Non mi piaceva l’idea che per lavorare dovevo andare alle feste e conoscere registi, così ho comprato tre quadernoni e ho scritto, a penna ricordo ancora, il mio primo spettacolo “Scusate ma oggi vomito”. Avevo visto da poco “Lenny” il film sulla vita del comico statunitense Lenny Bruce interpretato da Dustin Hoffman e ho pensato effettivamente alla possibilità di fare una comicità dove uno tira fuori il dolore che ha dentro. Anche perché sono convinto che dietro ad ogni comico satirico ci sia una forma di disperazione. A me questo ha aiutato molto, ho praticamente messo la “malattia” a reddito e le persone che vengono a vedermi mi danno molta soddisfazione.

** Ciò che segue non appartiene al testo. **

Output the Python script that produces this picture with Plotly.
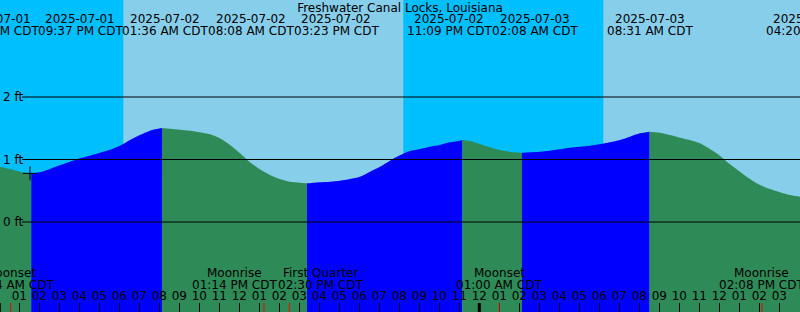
import pandas as pd
import plotly.graph_objects as go

# ---------------- data ----------------
station = "Freshwater Canal Locks, Louisiana"

sample_start = "2025-07-02 00:02"
tide_heights_ft = [
    0.885, 0.848, 0.805, 0.779, 0.795, 0.848, 0.907, 0.965, 1.019, 1.061,
    1.109, 1.157, 1.221, 1.312, 1.392, 1.461, 1.499, 1.493, 1.477, 1.461,
    1.435, 1.403, 1.339, 1.232, 1.099, 0.955, 0.843, 0.752, 0.688, 0.645,
    0.629, 0.621, 0.635, 0.645, 0.661, 0.688, 0.725, 0.805, 0.885, 0.981,
    1.067, 1.136, 1.168, 1.205, 1.232, 1.275, 1.301, 1.296, 1.248, 1.195,
    1.152, 1.125, 1.110, 1.115, 1.125, 1.141, 1.163, 1.189, 1.205, 1.221,
    1.243, 1.275, 1.312, 1.365, 1.419, 1.445, 1.429, 1.392, 1.349, 1.312,
    1.259, 1.168, 1.061, 0.923, 0.805, 0.688, 0.592, 0.528, 0.475, 0.432,
    0.405,
]

extrema_times = ["2025-07-02 01:36", "2025-07-02 08:08", "2025-07-02 15:23",
                 "2025-07-02 23:09", "2025-07-03 02:08", "2025-07-03 08:31",
                 "2025-07-03 16:20"]
extrema_heights = [0.776, 1.504, 0.619, 1.312, 1.109, 1.446, 0.392]

sunset_times = ["2025-07-01 20:12", "2025-07-02 20:12"]
sunrise_times = ["2025-07-02 06:12", "2025-07-03 06:12"]

moon_event_times = ["2025-07-02 00:34", "2025-07-02 13:14", "2025-07-02 14:30",
                    "2025-07-03 01:00", "2025-07-03 14:08"]
moon_event_names = ["Moonset", "Moonrise", "First Quarter", "Moonset", "Moonrise"]
moon_event_labels = ["12:34 AM CDT", "01:14 PM CDT", "02:30 PM CDT",
                     "01:00 AM CDT", "02:08 PM CDT"]

midnight_times = ["2025-07-02 00:00", "2025-07-03 00:00"]

top_dates = ["2025-07-01", "2025-07-01", "2025-07-02", "2025-07-02", "2025-07-02",
             "2025-07-02", "2025-07-03", "2025-07-03", "2025-07-03"]
top_times = ["02:55 PM CDT", "09:37 PM CDT", "01:36 AM CDT", "08:08 AM CDT",
             "03:23 PM CDT", "11:09 PM CDT", "02:08 AM CDT", "08:31 AM CDT",
             "04:20 PM CDT"]

ft_ticks = [0, 1, 2]

now_time = "2025-07-02 01:32"
now_height = 0.778

# ---------------- layout constants ----------------
W, H = 800, 312
FONT = "DejaVu Sans"
DAY = "#87CEEB"
NIGHT = "#00BFFF"
FLOOD = "#0000FF"
EBB = "#2E8B57"
x_range = ["2025-07-02 00:02:06", "2025-07-03 16:02:06"]
y_range = [-1.44, 3.552]
top_label_px = [-4, 80, 165, 251, 336, 449, 535, 650, 808]
moon_label_shift = [0, -29, 31, 0, 0]

# ---------------- build curve ----------------
samples = pd.DataFrame({
    "t": pd.date_range(sample_start, periods=len(tide_heights_ft), freq="30min"),
    "h": tide_heights_ft,
})
ext = pd.DataFrame({"t": pd.to_datetime(extrema_times), "h": extrema_heights})
curve = pd.concat([samples, ext]).sort_values("t").drop_duplicates("t").reset_index(drop=True)

bounds = [curve["t"].iloc[0]] + list(ext["t"])
if curve["t"].iloc[-1] > bounds[-1]:
    bounds.append(curve["t"].iloc[-1])

fig = go.Figure()
bottom = y_range[0] - 1
for t0, t1 in zip(bounds[:-1], bounds[1:]):
    seg = curve[(curve["t"] >= t0) & (curve["t"] <= t1)]
    rising = seg["h"].iloc[-1] > seg["h"].iloc[0]
    fig.add_trace(go.Scatter(x=seg["t"], y=[bottom] * len(seg), mode="lines",
                             line=dict(width=0), hoverinfo="skip", showlegend=False))
    fig.add_trace(go.Scatter(x=seg["t"], y=seg["h"], mode="lines", fill="tonexty",
                             fillcolor=FLOOD if rising else EBB,
                             line=dict(width=0, shape="spline", smoothing=0.8),
                             hoverinfo="skip", showlegend=False))

fig.add_trace(go.Scatter(x=[now_time], y=[now_height], mode="markers",
                         marker=dict(symbol="cross-thin", size=10,
                                     line=dict(color="black", width=1)),
                         showlegend=False, hoverinfo="skip"))

# night shading
for ss, sr in zip(sunset_times, sunrise_times):
    fig.add_shape(type="rect", xref="x", yref="paper", x0=ss, x1=sr, y0=0, y1=1,
                  fillcolor=NIGHT, line=dict(width=0), layer="below")

# height lines and labels
for v in ft_ticks:
    fig.add_shape(type="line", xref="paper", yref="y", x0=22 / W, x1=1, y0=v, y1=v,
                  line=dict(color="black", width=1))
    fig.add_annotation(x=1 / W, y=v, xref="paper", yref="y", text=f"{v} ft",
                       showarrow=False, xanchor="left", yanchor="middle",
                       font=dict(family=FONT, size=12, color="black"))

# moon event ticks and labels
for t, name, lab, sh in zip(moon_event_times, moon_event_names, moon_event_labels,
                            moon_label_shift):
    fig.add_shape(type="line", xref="x", yref="paper", ysizemode="pixel", yanchor=0,
                  x0=t, x1=t, y0=0, y1=9, line=dict(color="red", width=1))
    fig.add_annotation(x=t, y=1 - 273 / H, xref="x", yref="paper", text=name,
                       showarrow=False, xanchor="center", yanchor="middle", xshift=sh,
                       font=dict(family=FONT, size=12, color="black"))
    fig.add_annotation(x=t, y=1 - 285 / H, xref="x", yref="paper", text=lab,
                       showarrow=False, xanchor="center", yanchor="middle", xshift=sh,
                       font=dict(family=FONT, size=12, color="black"))

# midnight ticks (thicker)
for t in midnight_times:
    fig.add_shape(type="line", xref="x", yref="paper", ysizemode="pixel", yanchor=0,
                  x0=t, x1=t, y0=0, y1=9, line=dict(color="black", width=3))

# top tide labels
for px, d, tm in zip(top_label_px, top_dates, top_times):
    fig.add_annotation(x=px / W, y=1 - 19 / H, xref="paper", yref="paper", text=d,
                       showarrow=False, xanchor="center", yanchor="middle",
                       font=dict(family=FONT, size=12, color="black"))
    fig.add_annotation(x=px / W, y=1 - 31.5 / H, xref="paper", yref="paper", text=tm,
                       showarrow=False, xanchor="center", yanchor="middle",
                       font=dict(family=FONT, size=12, color="black"))

fig.update_layout(
    width=W, height=H,
    margin=dict(l=0, r=0, t=0, b=0),
    paper_bgcolor=DAY, plot_bgcolor=DAY,
    title=dict(text=station, x=0.5, xanchor="center", y=1 - 7.5 / H, yanchor="middle",
               font=dict(family=FONT, size=12, color="black")),
    font=dict(family=FONT, size=12, color="black"),
    xaxis=dict(type="date", range=x_range, showgrid=False, zeroline=False,
               showline=False, tickformat="%I", tick0="2025-07-02 00:00",
               dtick=3600000, ticks="inside", ticklen=9, tickwidth=1,
               tickcolor="black", ticklabelposition="inside",
               tickfont=dict(family=FONT, size=12, color="black"), fixedrange=True),
    yaxis=dict(range=y_range, visible=False, fixedrange=True),
    showlegend=False,
)

fig.write_html("out.html")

L’Italia, intendo quella al potere, prima o poi si arrenderà a questo tipo di comicità e smetterà di censurarla?
Il cambiamento è prima di tutto culturale ed è già in corso, il potere non solo sarà costretto ad accettarlo ma anche ad assecondarlo. Prendiamo la tv, per esempio, i giovani non la guardano più, si sono spostati su Netflix, Sky e il web in genere. Chi ora ostacola il cambiamento, se vorrà ancora vendere pubblicità, dovrà per forza spostarsi verso quelle direzioni. E’ solo una questione di tempo.

Parliamo di FB. In un post dici che ha trasformato il concetto di partecipazione in protagonismo…
L’essere umano non è fatto per vivere una vita pubblica e invece FB è l’agorà della vita pubblica. In meno di dieci anni ha cambiato il mondo perché nessuno ha insegnato alle persone come utilizzare questo strumento. Quindi tutti vivono la loro “realtà” su profili pubblici come se fossero comici o attori, in più sottoposti continuamente alla gogna dei giudizi o alle approvazioni degli altri. E’ una forma patologica, un distacco dalla realtà che rende tutto epico, una difficoltà diventa una tragedia, una felicità diventa un trionfo. E’ frustrante, devi dimostrare sempre di essere ciò che invece non sei. E’ una cosa che a livello sociologico è spaventosa.

Hai realizzato degli spot su FB che si chiamano #chiediaiuto. Campagna ironica proprio sulla forma patologica dell’utilizzo del mezzo… ironia che in tanti non hanno colto.
Guarda ti dico com’è andata. Dovevo partire con il tour e in qualche modo dovevo pubblicizzare il mio lavoro. Mi son detto: “Ma che cosa posso fare in questo momento che mi faccia sentire un vero imbecille su FB?” E ho pensato a questa cosa di #chiediaiuto. Nel primo spot dico di non postare foto e subito dopo ho pubblicato una foto del video… e così via con gli altri spot. Nella mia testa il gioco era palese, dico di non esprimere opinioni ed io le sto esprimendo, dico di non condividere mentre chiedo di condividere il video. L’intenzione era quella di fare satira sul mezzo non sulle persone. La cosa che più mi è dispiaciuta è che chi ha detto di aver capito mi ha comunque consigliato di mettere una battuta sul finale per far capire che si scherza. Avrebbe ucciso tutto: il gioco era proprio lì al confine. Ma per tutto quello che ti ho detto prima, difficilmente queste persone avrebbero potuto coglierne l’ironia e pensare che fosse una figata, piuttosto si sarebbero dovute guardare un po’ dentro.

Sotto a uno di questi spot ho letto un commento che diceva “Filippo, mi chiedo come mai tu non sia schifosamente famoso?” E da un po’ me lo chiedo anch’io.
Sono una persona molto schiva e anche timida e sarebbe veramente una stortura se fossi famoso. Certo ci sono le ambizioni… Ho sei o sette programmi nel cassetto e vorrei trovare un’altra forma oltre al monologo per esprimere tutte ‘ste idee che mi vengono in mente… Ecco, mi auguro un giorno di trovarla ma la fama no, non la inseguo. Vivo del mio lavoro da tanti anni e sono già felice così.